“Whose Line is it Anyway?” Mine, and I’m standing in it! Makes no difference where I go, there I am—in some line. Bet you’re like that too. Why, at this very minute—you yourself are ON line (yeah, its a line). And if your server was slow, you saw spinning wheels going round and round while you waited to get on.
Lines are everywhere, like the ones on our face; “Try Cindy Crawford’s new anti-aging skin cream “Meaningful Beauty,” or on TV, “What’s my Line?” and even waiting on line “Please wait for the next available representative, your call really matters to us” —that’s why we’ve put you on hold for the last 12 years!
Sometimes, we are already in a line only to be told; “The line starts over there buddy.”
And then there’s always the wise guy who say’s, “Don’t get out of line.” Only, I think he means it!
And then there is Disneyland (even with a fast pass!), the Post Office (where everyone wonders why people go postal?), or waiting in lines to use a restroom at sporting events and concerts (and if you’re a woman, you entered that line maybe as an acne-faced teenager, but you left the restroom as someones grandmother). And that’s only if you made it to the restroom at all.
Why, you might even have tried to sneak into the men’s room. But forget sneaking; why not just boldly walk in as my wife did—she was that desperate folks!
Even at home you hear; “Will you hurry up and get out of the bathroom—and give someone else a chance!” As you prance around like you were practicing to be on “Dancing with the Stars.”
You know, it must have all started back in school.
The P.E. teacher would put us in a line and pick two people (usually two neanderthals) to choose sides for games. If you were like me (the scrawny kid) you were always the last in line to be picked…only you weren’t picked, you were… just left…and you didn’t have a name either.
“You, skinny kid, the one no one wants, get over here. But don’t think you’re gonna play, you’re not gonna hurt our chances to win. So we are putting you in right field, no one will ever hit anything to you there.” Then everybody proceeds to hit everything there—even you, after the game…because you made so many errors and thus; cost your team the game.
Time for lunch (yes another line) and the same neanderthal you were bequeathed to during P.E. class now cuts in front of you. And worse, he demands a dollar from you for the privileged to now be—last in line. You pay. Why? Because you like living…and apparently being the last in line.
Now you finally make it into the school cafeteria (5 minutes before the ending bell), only to make it to the counter just as they run out of pizza (your favorite lunch at school). That leaves you in line to become the recipient of the original cold WET and SOGGY sandwich—its a leftover. No doubt it was tucked into the freezer way back in the 17th Century—and quite possibly by the Earl himself.

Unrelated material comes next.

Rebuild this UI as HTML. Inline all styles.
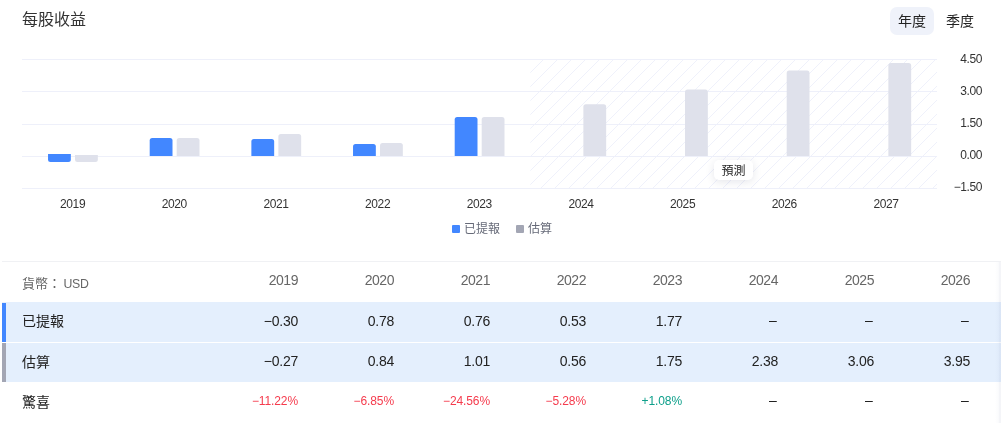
<!DOCTYPE html>
<html lang="zh-Hant"><head><meta charset="utf-8"><title>每股收益</title>
<style>
html,body{margin:0;padding:0;background:#fff;}
body{width:1001px;height:432px;overflow:hidden;position:relative;font-family:"Liberation Sans","Noto Sans CJK TC",sans-serif;color:#222;}
.title{position:absolute;left:22px;top:9px;font-size:16px;line-height:22px;color:#333;}
.tabs{position:absolute;top:7px;left:890px;height:28px;display:flex;font-size:14px;line-height:28px;color:#222;}
.tab{height:28px;padding:0 8px;border-radius:7px;margin-right:4px;}
.tab.on{background:#eff2fa;}
.chart{position:absolute;left:0;top:0;}
.xl{font-size:12px;letter-spacing:-0.4px;fill:#333;font-family:"Liberation Sans",sans-serif;}
.yl{font-size:12px;letter-spacing:-0.4px;fill:#333;font-family:"Liberation Sans",sans-serif;}
.legend{position:absolute;top:220px;left:452px;font-size:12px;line-height:18px;color:#666a78;display:flex;align-items:center;}
.legend i{display:inline-block;width:8px;height:8px;margin-right:4px;border-radius:1px;position:relative;top:0px;}
.legend span{margin-right:16px;display:flex;align-items:center;}
.tbl{position:absolute;left:2px;top:261px;width:999px;border-top:1px solid #f0f1f4;}
.row{display:flex;height:39px;align-items:center;font-size:14px;position:relative;}
.row .l{width:200px;padding-left:20px;box-sizing:border-box;}
.row .c{width:96px;text-align:right;box-sizing:border-box;letter-spacing:-0.25px;position:relative;top:-1px;}
.row .l span{position:relative;top:-2px;display:inline-block;}
.row.h{height:40px;color:#666;}
.row.h .c{letter-spacing:-0.45px;}
.d{position:relative;left:-1.5px;top:-1px;}
.row.r3 .d{top:-1px;}
.row.h .l{font-size:13px;}
.row.h .l span{top:0;}
.row.h .l b{font-weight:normal;font-size:12.3px;margin-left:2.4px;letter-spacing:-0.2px;}
.row.h .c{top:-2px;}
.row.r3 .c{top:-1px;}
.row.r3 .l span{top:-1px;}
.row.b{background:#e4effd;height:40px;}
.row.b2{margin-top:1px;height:39px;}
.row.b2 .c{top:-2px;}
.row.b2 .d{top:0;}
.row.b:before{content:"";position:absolute;left:0;top:1px;bottom:0;width:4px;background:#4287ff;}
.row.b2:before{background:#a3a6b4;top:0;}
.row .p{font-size:12px;letter-spacing:-0.1px;}
.dn{color:#f53b4d;}
.up{color:#0d9f8a;}
.fc{position:absolute;left:714px;top:160px;width:39px;height:20px;border-radius:5px;background:#fff;box-shadow:0 2px 8px rgba(40,50,90,0.12);font-size:12px;line-height:23px;text-align:center;color:#222;}
.edge{position:absolute;left:995px;top:262px;width:6px;height:161px;background:linear-gradient(90deg,rgba(40,55,120,0) 0,rgba(40,55,120,.02) 58%,rgba(40,55,120,.05) 62%,rgba(40,55,120,.05) 100%);}
</style></head><body>
<svg class="chart" width="1001" height="240" viewBox="0 0 1001 240">
<defs><pattern id="h" width="14" height="14" patternUnits="userSpaceOnUse" patternTransform="translate(1,0)"><path d="M-1 15 L15 -1 M-1 1 L1 -1 M13 15 L15 13" stroke="#eff1fb" stroke-width="1" fill="none"/></pattern></defs>
<rect x="530.33" y="59" width="406.67" height="129.5" fill="url(#h)"/>
<rect x="22.0" y="59" width="915.0" height="1" fill="#eef0fa"/>
<rect x="22.0" y="91" width="915.0" height="1" fill="#eef0fa"/>
<rect x="22.0" y="124" width="915.0" height="1" fill="#eef0fa"/>
<rect x="22.0" y="156" width="915.0" height="1" fill="#eef0fa"/>
<rect x="22.0" y="188" width="915.0" height="1" fill="#eef0fa"/>
<path d="M48.03 154.0 V159.50 Q48.03 162.00 50.53 162.00 H68.33 Q70.83 162.00 70.83 159.50 V154.0 Z" fill="#4287ff"/>
<path d="M75.03 155.0 V159.50 Q75.03 162.00 77.53 162.00 H95.33 Q97.83 162.00 97.83 159.50 V155.0 Z" fill="#dfe1eb"/>
<text x="72.63" y="207.5" text-anchor="middle" class="xl">2019</text>
<path d="M149.70 156.0 V140.50 Q149.70 138.00 152.20 138.00 H170.00 Q172.50 138.00 172.50 140.50 V156.0 Z" fill="#4287ff"/>
<path d="M176.70 156.0 V140.50 Q176.70 138.00 179.20 138.00 H197.00 Q199.50 138.00 199.50 140.50 V156.0 Z" fill="#dfe1eb"/>
<text x="174.30" y="207.5" text-anchor="middle" class="xl">2020</text>
<path d="M251.37 156.0 V141.50 Q251.37 139.00 253.87 139.00 H271.67 Q274.17 139.00 274.17 141.50 V156.0 Z" fill="#4287ff"/>
<path d="M278.37 156.0 V136.50 Q278.37 134.00 280.87 134.00 H298.67 Q301.17 134.00 301.17 136.50 V156.0 Z" fill="#dfe1eb"/>
<text x="275.97" y="207.5" text-anchor="middle" class="xl">2021</text>
<path d="M353.03 156.0 V146.50 Q353.03 144.00 355.53 144.00 H373.33 Q375.83 144.00 375.83 146.50 V156.0 Z" fill="#4287ff"/>
<path d="M380.03 156.0 V145.50 Q380.03 143.00 382.53 143.00 H400.33 Q402.83 143.00 402.83 145.50 V156.0 Z" fill="#dfe1eb"/>
<text x="377.63" y="207.5" text-anchor="middle" class="xl">2022</text>
<path d="M454.70 156.0 V119.50 Q454.70 117.00 457.20 117.00 H475.00 Q477.50 117.00 477.50 119.50 V156.0 Z" fill="#4287ff"/>
<path d="M481.70 156.0 V119.50 Q481.70 117.00 484.20 117.00 H502.00 Q504.50 117.00 504.50 119.50 V156.0 Z" fill="#dfe1eb"/>
<text x="479.30" y="207.5" text-anchor="middle" class="xl">2023</text>
<path d="M583.37 156.0 V106.73 Q583.37 104.23 585.87 104.23 H603.67 Q606.17 104.23 606.17 106.73 V156.0 Z" fill="#dfe1eb"/>
<text x="580.97" y="207.5" text-anchor="middle" class="xl">2024</text>
<path d="M685.03 156.0 V92.11 Q685.03 89.61 687.53 89.61 H705.33 Q707.83 89.61 707.83 92.11 V156.0 Z" fill="#dfe1eb"/>
<text x="682.63" y="207.5" text-anchor="middle" class="xl">2025</text>
<path d="M786.70 156.0 V72.98 Q786.70 70.48 789.20 70.48 H807.00 Q809.50 70.48 809.50 72.98 V156.0 Z" fill="#dfe1eb"/>
<text x="784.30" y="207.5" text-anchor="middle" class="xl">2026</text>
<path d="M888.37 156.0 V65.45 Q888.37 62.95 890.87 62.95 H908.67 Q911.17 62.95 911.17 65.45 V156.0 Z" fill="#dfe1eb"/>
<text x="885.97" y="207.5" text-anchor="middle" class="xl">2027</text>
<text x="982" y="63.0" text-anchor="end" class="yl">4.50</text>
<text x="982" y="95.0" text-anchor="end" class="yl">3.00</text>
<text x="982" y="127.0" text-anchor="end" class="yl">1.50</text>
<text x="982" y="159.0" text-anchor="end" class="yl">0.00</text>
<text x="982" y="191.0" text-anchor="end" class="yl">−1.50</text>
</svg>
<div class="title">每股收益</div>
<div class="tabs"><div class="tab on">年度</div><div class="tab">季度</div></div>
<div class="legend"><span><i style="background:#4287ff"></i>已提報</span><span><i style="background:#a3a6b4"></i>估算</span></div>
<div class="tbl">
<div class="row h"><div class="l"><span>貨幣：<b>USD</b></span></div><div class="c">2019</div><div class="c">2020</div><div class="c">2021</div><div class="c">2022</div><div class="c">2023</div><div class="c">2024</div><div class="c">2025</div><div class="c">2026</div></div>
<div class="row b"><div class="l"><span>已提報</span></div><div class="c">−0.30</div><div class="c">0.78</div><div class="c">0.76</div><div class="c">0.53</div><div class="c">1.77</div><div class="c"><span class="d">–</span></div><div class="c"><span class="d">–</span></div><div class="c"><span class="d">–</span></div></div>
<div class="row b b2"><div class="l"><span>估算</span></div><div class="c">−0.27</div><div class="c">0.84</div><div class="c">1.01</div><div class="c">0.56</div><div class="c">1.75</div><div class="c">2.38</div><div class="c">3.06</div><div class="c">3.95</div></div>
<div class="row r3"><div class="l"><span>驚喜</span></div><div class="c p dn">−11.22%</div><div class="c p dn">−6.85%</div><div class="c p dn">−24.56%</div><div class="c p dn">−5.28%</div><div class="c p up">+1.08%</div><div class="c"><span class="d">–</span></div><div class="c"><span class="d">–</span></div><div class="c"><span class="d">–</span></div></div>
</div>
<div class="edge"></div>
<div class="fc">預測</div>
</body></html>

Drama class. Your moment comes, your up stage, its your big scene, the one you’ve rehearsed a billion times (a billion and one, if mom had anything to say about it), the spotlight hits you, and you freeze. Looking offstage, in a blind panic, you scream—”LINE PLEASE?”

After a rough week in school you’ve finally made it to the weekend. So you head off to the theater (with what few friends you have left) to see “Blazing Saddles” and there, Hedley Lamarr (Harvey Korman), says to a big guy standing in line, “Chewing gum in line…hope you brought enough for everybody?” Of course you didn’t.
Oh this is not going to end well.
But oh boy… you’re getting your drivers permit!
Well, you may have been fifteen when you got in the DMV line. However, when you leave, you are a little old gray haired man, hunched over a steering-wheel with everyone honking at you because—you are doing fifteen miles an hour…in the fast lane!
Yes, you are that guy. Way to go fella you have created a back-up (another line) in the evening commute. All because you’ve spent sixty-years (in one day) at the DMV…in another LONG line. Nothing like being a new driver.
You hate lines, and you wanna get even for having spent a lifetime in them. But how?
Go shopping. “But Paul,” you say “that means one more line!”
Well try this then. When you get in the never ending check out line, pull out a folding chair and a bell. Whip out a book, and begin reading. Upon reaching the register, tap the bell (Ping!). Close the book and lay this line on the unsuspecting checker…
“I never dreamed I’d ever be able to start and finish “Tolstoy’s “War and Peace” while waiting in line at the grocery store. Thanks for proving me wrong.”